The annual general meeting (AGM) mini-season for companies with December 31 balance dates finished on Friday, although ASIC has granted a two-month extension for stragglers who couldn’t get their act together during the COVID-19 shutdown.
Not many companies opted for delay beyond May 31.
As this chronological list shows, the oOH!media AGM is being held tomorrow and G8 Education is scheduled for June 17. However, all ASX100 companies stuck with the usual timeframe meaning the likes of Rio Tinto, Woodside, Santos, Alumina, AMP, Sydney Airport, IRESS, Iluka Resources, OZ Minerals, Scentre Group, Adelaide Brighton and CIMIC held their AGMs in April or May.
Unsurprisingly, given the long history of poor governance by the Murdoch family, the News Corp-controlled Brisbane Broncos is one of the few December 31 balance date companies yet to set a date for its AGM.
When compared with the federal and state governments suspending parliaments and deferring budgets, public companies have generally done quite well in keeping the show on the road. However, as was flagged in this April 2 Crikey piece, scrutiny of boards was definitely reduced by the lack of physical gatherings.
Hardly any shareholders actually turned up to an AGM during this period given that they were banned from most of them and the small number of companies, such as CIMIC, which only “strongly discouraged” attendance, managed to kept physical attendance close to zero.
As this list shows, for the earlier AGMs such as Scentre Group, Woodside and Santos, it became a familiar routine of first releasing the notice of meeting strongly discouraging physical attendance and then later updating that, with much regret, physical attendance was no longer allowed.
Later on in the season, companies went straight for the online-only version with the likes of Sydney Airport not even saying in the notice of meeting where the directors would be conducting the online meeting from.
You got the sense that lots of companies loved the fact they didn’t have to deal with shareholders directly and would relish moving permanently to an online-only model.
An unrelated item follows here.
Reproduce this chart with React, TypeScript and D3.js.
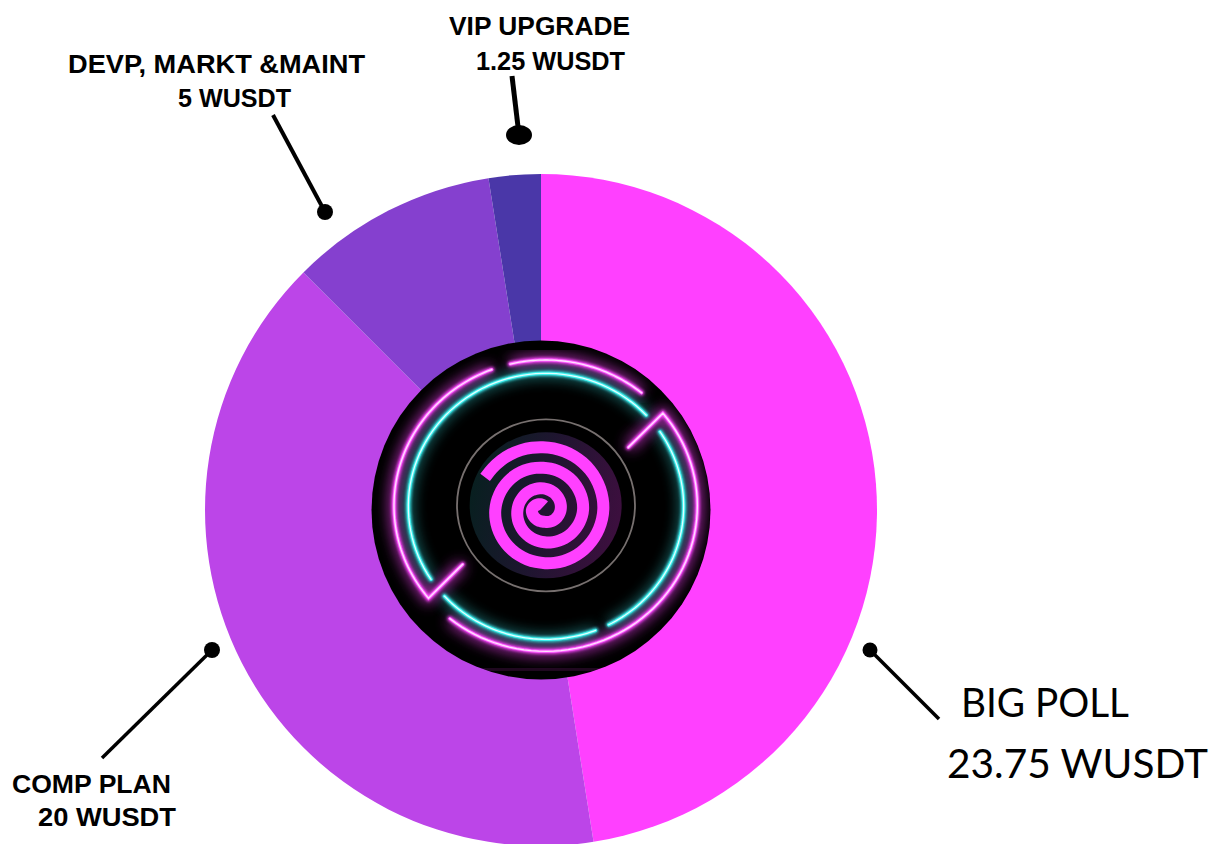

The online AGM meant it was the chair and CEO who did the heavy lifting with most other directors sidelined and not required. This high-quality webcast of the one hour and 51 minute Woodside Energy AGM was a good example of a chair and CEO sitting together running an extended interactive AGM.
However, Woodside did not offer a facility for unscripted oral questions although, as with most companies, shareholders could submit written questions before the meeting or type in written questions during the meeting which chair Richard Goyder duly read out and then answered.
Some companies, such as Scentre Group and CIMIC, received no questions during the meeting and ran rapid-fire AGMs. The climate activists still ensured there was plenty of debate in the resources sector with the best example being Rio Tinto which had a two-hour online AGM where about 10 different shareholders asked unscripted oral questions over the phone line.
Rio’s chairman was in London and the CEO was in Sydney. It lost brownie points for only offering up audio rather than video of its leadership team, but the debate was excellent and activist group Market Forces was pleased when its climate resolution opposed by the board received an impressive 37% proxy support.
Santos also had excellent climate-related debate with big climate protest votes but it deserves a brickbat for not offering live voting during its online AGM, meaning that groups such as the Australian Shareholders’ Association had to come to private arrangements when it came to voting its undirected proxies.
Most companies did offer live voting and this should continue.
Coca-Cola Amatil responded positively to a request to release the proxy votes before the meeting started, something which all companies should do.
This is to avoid the Woodside situation where it withheld disclosure of the record-breaking protest vote over its carbon disclosure policies until the last minute of the AGM when there was no further opportunity to ask questions about how the company intended to respond.
All up, the AGM mini-season had less scrutiny than usual but was a giant step forward for what should become mandatory hybrid AGMs where shareholders can ask live unscripted oral questions from the meeting itself or the comfort of home.
The physical AGM should never be discarded, as US law now allows, because there is nothing quite like the accountability of seeing the whites of the eyes of the directors during a period of sustained questioning whilst voting remains open for those in the room.
Rather than flying to the US to quiz Rupert Murdoch at his Fox Corp and News Corp AGMs, it would be far easier to ask live questions from home in Melbourne.
We just need the law in both Australia and the US to be changed so that live online questions and voting are made mandatory, along with the physical AGM for those who still want to turn up and chat with the directors.